I once went to a new car show and, happening upon a Mazda Miata display and noting it surrounded by middle-aged men, remarked loudly, "Look! It's the Mazda Mid-Life Crisis!" For years I told the story, chortling at my own wittiness, laughing at their embarassment.

Oh, the callousness of youth! Never once did I stop to think that perhaps there was something more to it than an attempt to recapture some lost spark of vitality in their middle-aged lives. But lo, I have since repented of my ways, and tomorrow I am flying from Texas to Florida to pick up a Miata of my very own.

An Australian friend of mine once said, "Leave it to the Japanese to perfect the British roadster." How right he was!

There is nothing quite like the British roadster. The driving experience is unparalleled: the wind whips through your hair as the car roars down narrow country lanes, its exhaust note rising above the breeze while the little car takes the curves with remarkable poise and precision. Ask anyone who has ever spent time in an MG, or a Triumph, or a Sunbeam, or an Austin-Healey, or a Lotus - all will tell you of the experience in terms that are positively glowing.

If only the headlights were too.

For the mechanical experience is also unparalleled.

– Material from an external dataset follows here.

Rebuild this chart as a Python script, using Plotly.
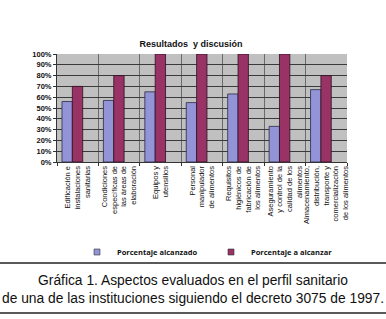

Let us start, if we can, with the electrical systems, supplied by Lucas, Prince of Darkness. The jokes are innumerable (why do the British drink warm beer? Because Lucas makes the refrigerators), and let us not forget the Lucas three-position switch (Dim, Flicker, and Short.) But of course those were far from the only problems; the cars often enjoyed all the build quality one might expect from British Leyland, a government-owned auto industry plagued with labor unrest. Their owners, however, did not enjoy it one bit. As Jeremy Clarkson has said, British Leyland products suffered from "hopeless design, shoddy workmanship, and Biblical unreliability."

Yes, there is nothing quite like the British roadster - and for that we should all give thanks.

But then along came Mazda. Actually, along came an American automotive journalist named Bob Hall, who, when asked by Mazda managing director Kenichi Yamamoto in 1979 what kind of cars Mazda should be building, answered that an affordable open sports car would be just the thing. Two years later, Hall was working for Mazda, and in 1989 the first Miata went on sale: an affordable open sports car whose driving experience is said to be based on the concept of Jinbai Ittai - "horse and rider as one" - and whose mechanical experience is based on the concept of working on both even- and odd-numbered days. It is a formula which blends the best of both worlds - the British driving experience, the Japanese mechanical experience - and it has been a stunning success: to date, Mazda has sold more than 800,000 Miatas.

And tomorrow, I will buy one of them. It is a white 1997 base model with power nothing: the locks, windows, and steering are all manual. The car does have air conditioning, a $900 option that year. It is as elemental as a car can be, and in an era when cars are loaded with every luxury imaginable - from DVD-based navigation systems to heads-up displays, from heated steering wheels to massaging seats - it is a breath of fresh air. It is a simple car, asking little, offering much. I can't wait.